Empire's leaders had no convincing response to the damning testimony of their chief auditor, Maroa Velez. She told of being "stonewalled" by superiors when she tried to investigate discrepancies between internal books and the financial reports Empire sent to regulators. The company allegedly / overstated losses incurred in providing insurance to poor customers. Those exaggerated losses helped persuade the state legislature to force Empire's competitors to take over some of its least profitable business. Despite Cardone's denials, Manhattan's district attorney has launched a criminal probe to determine whether the tough ex-Marine or his aides falsified records or committed perjury.

What makes the Empire story so sad is how familiar it is. Some $70 billion flows annually through the U.S. system of 70 not-for-profit Blue Cross and Blue Shield companies, which control more than 30% of the private health- insurance market. While the majority of the "Blues" are financially sound, others, like Empire, have been walloped by spiraling health costs and "cherry picking" -- the loss of the best customers to for-profit rivals. Gross mismanagement and lax oversight in many states have raised urgent questions: Can the Blues still carry out their mission as insurers of last resort? Are they too big and powerful to be regulated properly? Should the executives of these nonprofits enjoy the same perks as their brethren at FORTUNE 500 companies?

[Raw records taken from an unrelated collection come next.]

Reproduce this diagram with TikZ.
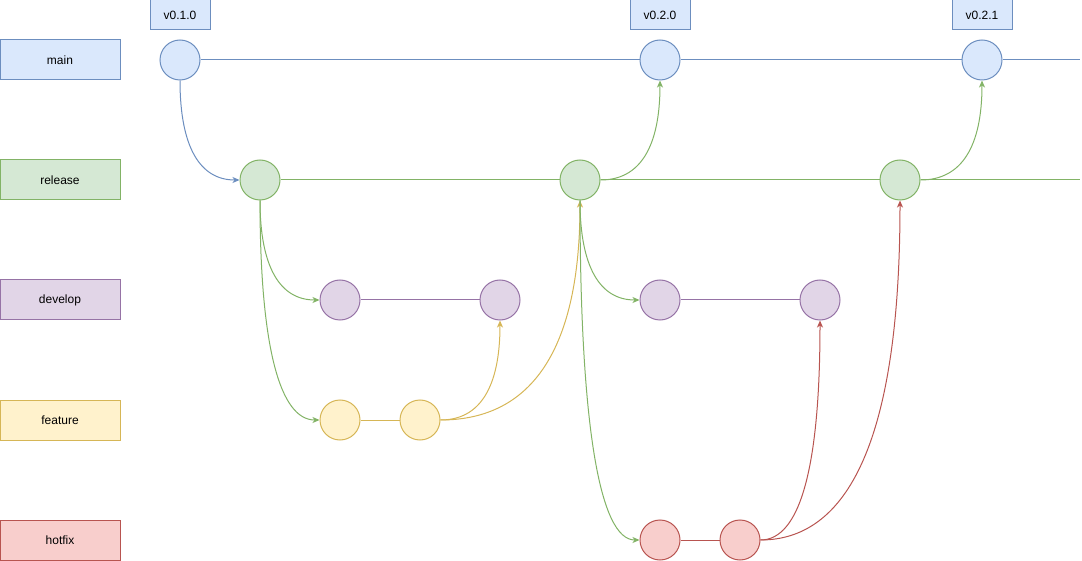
\documentclass[tikz,border=0pt]{standalone}
\usepackage{fontspec}
\setmainfont{Liberation Sans}
\usetikzlibrary{arrows.meta,calc}
\definecolor{bluef}{HTML}{DAE8FC}\definecolor{blues}{HTML}{6C8EBF}
\definecolor{greenf}{HTML}{D5E8D4}\definecolor{greens}{HTML}{82B366}
\definecolor{purplef}{HTML}{E1D5E7}\definecolor{purples}{HTML}{9673A6}
\definecolor{yellowf}{HTML}{FFF2CC}\definecolor{yellows}{HTML}{D6B656}
\definecolor{redf}{HTML}{F8CECC}\definecolor{reds}{HTML}{B85450}
\begin{document}
\begin{tikzpicture}[x=1pt,y=-1pt,line width=1pt,
  every node/.style={font=\fontsize{12}{14}\selectfont},
  lanebox/.style={draw, minimum width=120pt, minimum height=40pt, inner sep=0pt},
  commit/.style={circle, draw, minimum size=40pt, inner sep=0pt},
  tagbox/.style={draw=blues, fill=bluef, minimum width=60pt, minimum height=30pt, inner sep=0pt},
  bl/.style={draw=blues, fill=bluef},
  gr/.style={draw=greens, fill=greenf},
  pu/.style={draw=purples, fill=purplef},
  ye/.style={draw=yellows, fill=yellowf},
  re/.style={draw=reds, fill=redf},
  link/.style={-{Stealth[length=7pt,width=6pt,inset=2pt]}},
  qv/.style={to path={.. controls ($(\tikztostart)!2/3!(\tikztostart|-\tikztotarget)$) and ($(\tikztotarget)!2/3!(\tikztostart|-\tikztotarget)$) .. (\tikztotarget)}},
  qh/.style={to path={.. controls ($(\tikztostart)!2/3!(\tikztotarget|-\tikztostart)$) and ($(\tikztotarget)!2/3!(\tikztotarget|-\tikztostart)$) .. (\tikztotarget)}},
]
\useasboundingbox (0,0) rectangle (1082,561);
% lane labels
\node[lanebox,bl] (lmain) at (60,60) {main};
\node[lanebox,gr] (lrel) at (60,180) {release};
\node[lanebox,pu] (ldev) at (60,300) {develop};
\node[lanebox,ye] (lfeat) at (60,420) {feature};
\node[lanebox,re] (lhot) at (60,540) {hotfix};
% tags
\node[tagbox] (t1) at (180,15) {v0.1.0};
\node[tagbox] (t2) at (660,15) {v0.2.0};
\node[tagbox] (t3) at (982,15) {v0.2.1};
% commits
\node[commit,bl] (c1) at (180,60) {};
\node[commit,bl] (c2) at (660,60) {};
\node[commit,bl] (c3) at (982,60) {};
\coordinate (cend) at (1080,60);
\node[commit,gr] (r1) at (260,180) {};
\node[commit,gr] (r2) at (580,180) {};
\node[commit,gr] (r3) at (900,180) {};
\coordinate (rend) at (1080,180);
\node[commit,pu] (d1) at (340,300) {};
\node[commit,pu] (d2) at (500,300) {};
\node[commit,pu] (d3) at (660,300) {};
\node[commit,pu] (d4) at (820,300) {};
\node[commit,ye] (f1) at (340,420) {};
\node[commit,ye] (f2) at (420,420) {};
\node[commit,re] (h1) at (660,540) {};
\node[commit,re] (h2) at (740,540) {};
% branch lines
\draw[blues] (c1) -- (c2) -- (c3) -- (cend);
\draw[greens] (r1) -- (r2) -- (r3) -- (rend);
\draw[purples] (d1) -- (d2);
\draw[purples] (d3) -- (d4);
\draw[yellows] (f1) -- (f2);
\draw[reds] (h1) -- (h2);
% merges
\draw[blues,link] (c1.south) to[qv] (r1.west);
\draw[greens,link] (r1.south) to[qv] (d1.west);
\draw[greens,link] (r1.south) to[qv] (f1.west);
\draw[yellows,link] (f2.east) to[qh] (d2.south);
\draw[yellows,link] (f2.east) to[qh] (r2.south);
\draw[greens,link] (r2.east) to[qh] (c2.south);
\draw[greens,link] (r2.south) to[qv] (d3.west);
\draw[greens,link] (r2.south) to[qv] (h1.west);
\draw[reds,link] (h2.east) to[qh] (d4.south);
\draw[reds,link] (h2.east) to[qh] (r3.south);
\draw[greens,link] (r3.east) to[qh] (c3.south);
\end{tikzpicture}
\end{document}
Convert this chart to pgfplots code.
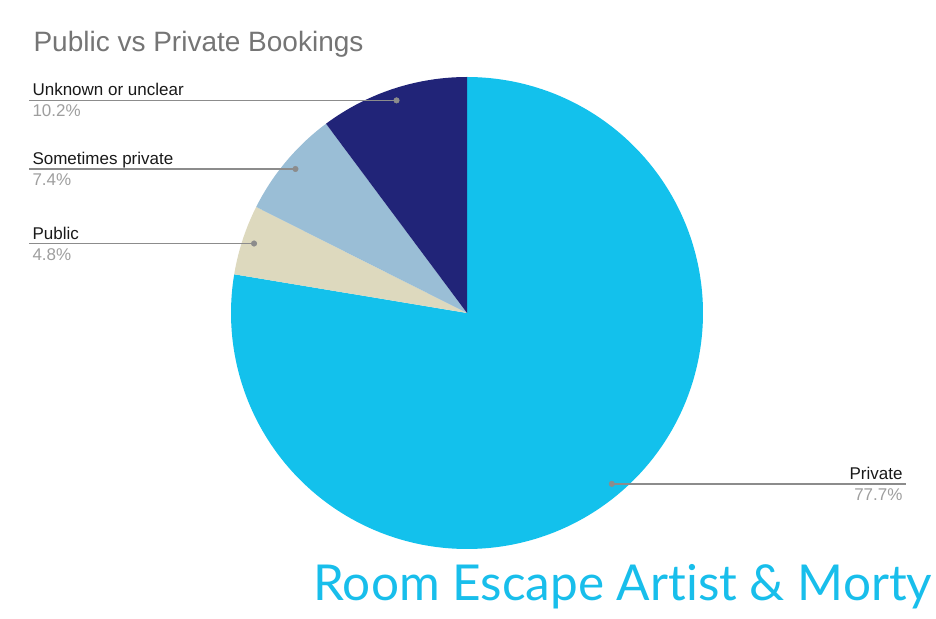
\documentclass[border=0pt]{standalone}
\usepackage{pgfplots}
\pgfplotsset{compat=1.18}
\usepackage{fontspec}
\setmainfont{Liberation Sans}
\newfontfamily\latofont[Ligatures={NoCommon,NoRare}]{Lato}
\definecolor{cPrivate}{RGB}{19,193,236}
\definecolor{cPublic}{RGB}{221,217,190}
\definecolor{cSometimes}{RGB}{154,190,214}
\definecolor{cUnknown}{RGB}{33,36,120}
\definecolor{leader}{RGB}{140,140,140}
\definecolor{pctgrey}{RGB}{158,158,158}
\definecolor{titlegrey}{RGB}{117,117,117}
\definecolor{brand}{RGB}{24,190,235}
% data (percent shares)
\def\vPrivate{77.7}
\def\vPublic{4.8}
\def\vSometimes{7.4}
\def\vUnknown{10.2}
\pgfmathsetmacro\total{\vPrivate+\vPublic+\vSometimes+\vUnknown}
\pgfmathsetmacro\k{360/\total}
\pgfmathsetmacro\aA{90}
\pgfmathsetmacro\aB{\aA-\vPrivate*\k}
\pgfmathsetmacro\aC{\aB-\vPublic*\k}
\pgfmathsetmacro\aD{\aC-\vSometimes*\k}
\pgfmathsetmacro\aE{\aD-\vUnknown*\k}
\def\cx{467}\def\cy{305}\def\R{236}\def\rd{224}
\pgfmathsetmacro\mPrivate{(\aA+\aB)/2}
\pgfmathsetmacro\mPublic{(\aB+\aC)/2}
\pgfmathsetmacro\mSometimes{(\aC+\aD)/2}
\pgfmathsetmacro\mUnknown{(\aD+\aE)/2}
\pgfmathsetmacro\xPrivate{\cx+\rd*cos(\mPrivate)}
\pgfmathsetmacro\yPrivate{\cy+\rd*sin(\mPrivate)}
\pgfmathsetmacro\xPublic{\cx+\rd*cos(\mPublic)}
\pgfmathsetmacro\yPublic{\cy+\rd*sin(\mPublic)}
\pgfmathsetmacro\xSometimes{\cx+\rd*cos(\mSometimes)}
\pgfmathsetmacro\ySometimes{\cy+\rd*sin(\mSometimes)}
\pgfmathsetmacro\xUnknown{\cx+\rd*cos(\mUnknown)}
\pgfmathsetmacro\yUnknown{\cy+\rd*sin(\mUnknown)}
\begin{document}
\begin{tikzpicture}
\begin{axis}[
  scale only axis, width=936pt, height=618pt,
  xmin=0, xmax=936, ymin=0, ymax=618,
  hide axis, clip=false,
  every node/.append style={inner sep=0pt, outer sep=0pt},
]
\path (axis cs:0,0) rectangle (axis cs:936,618);
% slices
\addplot[draw=none, fill=cPrivate, domain=\aB:\aA, samples=241]
  ({\cx+\R*cos(x)},{\cy+\R*sin(x)}) -- (axis cs:\cx,\cy) -- cycle;
\addplot[draw=none, fill=cPublic, domain=\aC:\aB, samples=41]
  ({\cx+\R*cos(x)},{\cy+\R*sin(x)}) -- (axis cs:\cx,\cy) -- cycle;
\addplot[draw=none, fill=cSometimes, domain=\aD:\aC, samples=41]
  ({\cx+\R*cos(x)},{\cy+\R*sin(x)}) -- (axis cs:\cx,\cy) -- cycle;
\addplot[draw=none, fill=cUnknown, domain=\aE:\aD, samples=61]
  ({\cx+\R*cos(x)},{\cy+\R*sin(x)}) -- (axis cs:\cx,\cy) -- cycle;
% leader lines
\draw[leader, line width=1.6pt] (axis cs:29,\yUnknown) -- (axis cs:\xUnknown,\yUnknown);
\draw[leader, line width=1.6pt] (axis cs:29,\ySometimes) -- (axis cs:\xSometimes,\ySometimes);
\draw[leader, line width=1.6pt] (axis cs:29,\yPublic) -- (axis cs:\xPublic,\yPublic);
\draw[leader, line width=1.6pt] (axis cs:\xPrivate,\yPrivate) -- (axis cs:906,\yPrivate);
\addplot[only marks, mark=*, mark size=2.8pt, color=leader] coordinates {
  (\xPrivate,\yPrivate) (\xPublic,\yPublic) (\xSometimes,\ySometimes) (\xUnknown,\yUnknown)};
% labels
\node[anchor=base west, font=\fontsize{17}{20}\selectfont, text=black!90] at (axis cs:29,\yUnknown+4.5) {Unknown or unclear};
\node[anchor=base west, font=\fontsize{17}{20}\selectfont, text=pctgrey] at (axis cs:29,\yUnknown-16.5) {10.2\%};
\node[anchor=base west, font=\fontsize{17}{20}\selectfont, text=black!90] at (axis cs:29,\ySometimes+4.5) {Sometimes private};
\node[anchor=base west, font=\fontsize{17}{20}\selectfont, text=pctgrey] at (axis cs:29,\ySometimes-16.5) {7.4\%};
\node[anchor=base west, font=\fontsize{17}{20}\selectfont, text=black!90] at (axis cs:29,\yPublic+4.5) {Public};
\node[anchor=base west, font=\fontsize{17}{20}\selectfont, text=pctgrey] at (axis cs:29,\yPublic-16.5) {4.8\%};
\node[anchor=base east, font=\fontsize{17}{20}\selectfont, text=black!90] at (axis cs:906,\yPrivate+4.5) {Private};
\node[anchor=base east, font=\fontsize{17}{20}\selectfont, text=pctgrey] at (axis cs:906,\yPrivate-16.5) {77.7\%};
% title
\node[anchor=base west, font=\fontsize{28}{32}\selectfont, text=titlegrey] at (axis cs:30,566) {Public vs Private Bookings};
% watermark
\node[anchor=base west, font=\latofont\fontsize{49.5}{58}\selectfont, text=brand] at (axis cs:310,18) {Room Escape Artist \& Morty};
\end{axis}
\end{tikzpicture}
\end{document}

In 1989 New Hampshire regulators had to intervene when the state's Blue Cross and Blue Shield exhausted its cash reserves. West Virginia's Blue ran out of money three years ago, leaving 51,000 individuals with unpaid claims. Investigators discovered that among other unethical management practices, executives had funneled Blue Cross money to businesses in which they had a financial interest.

Maryland's Blue Cross plan suffered a drop in net worth from $122 million in 1985 to $25 million by the end of 1992. The recently departed boss, Carl Sardegna, was given compensation of $775,000, twice the average for the Blues. In return the plan's policyholders received abysmal service marred by delays and lost claims. U.S. Senate investigators accused Sardegna and colleagues of overstating the company's net worth, keeping its directors in the dark and printing deceptive advertising about its fiscal health.

Throwing money around came easily to Blue Cross of Washington, D.C. From 1985 to 1992, the plan's aptly named chief, Joseph Gamble, spawned roughly 40 subsidiaries, from a global travel and lost-baggage service to a Blue Cross of Jamaica. Total net losses: $182 million. Gamble enjoyed frequent Concorde flights to Europe and $900-a-night suites in Barbados.

Fortunately, all this rotten publicity and turmoil have chastened the Blues. Many have become stronger by merging with other companies. Last year 17 of the plans were in very bad shape, according to Weiss Research, an insurance rating firm. Today Weiss says only 11 are hurting, yet those plans serve 16 million Americans. Meanwhile the Blue Cross and Blue Shield trade group boasts that net income for the 70 plans was $736 million in the first quarter of 1993, up from $349 million last year.

The problem is that such figures are furnished by the companies. Naturally, if the numbers are fudged, as they allegedly were in New York and Maryland, then all tallies are suspect. And, as Senator Nunn put it last week, "If this nation is ever to truly reform its health-care system, we must find a way to hold insurers accountable to their subscribers, to regulators and to the public at large."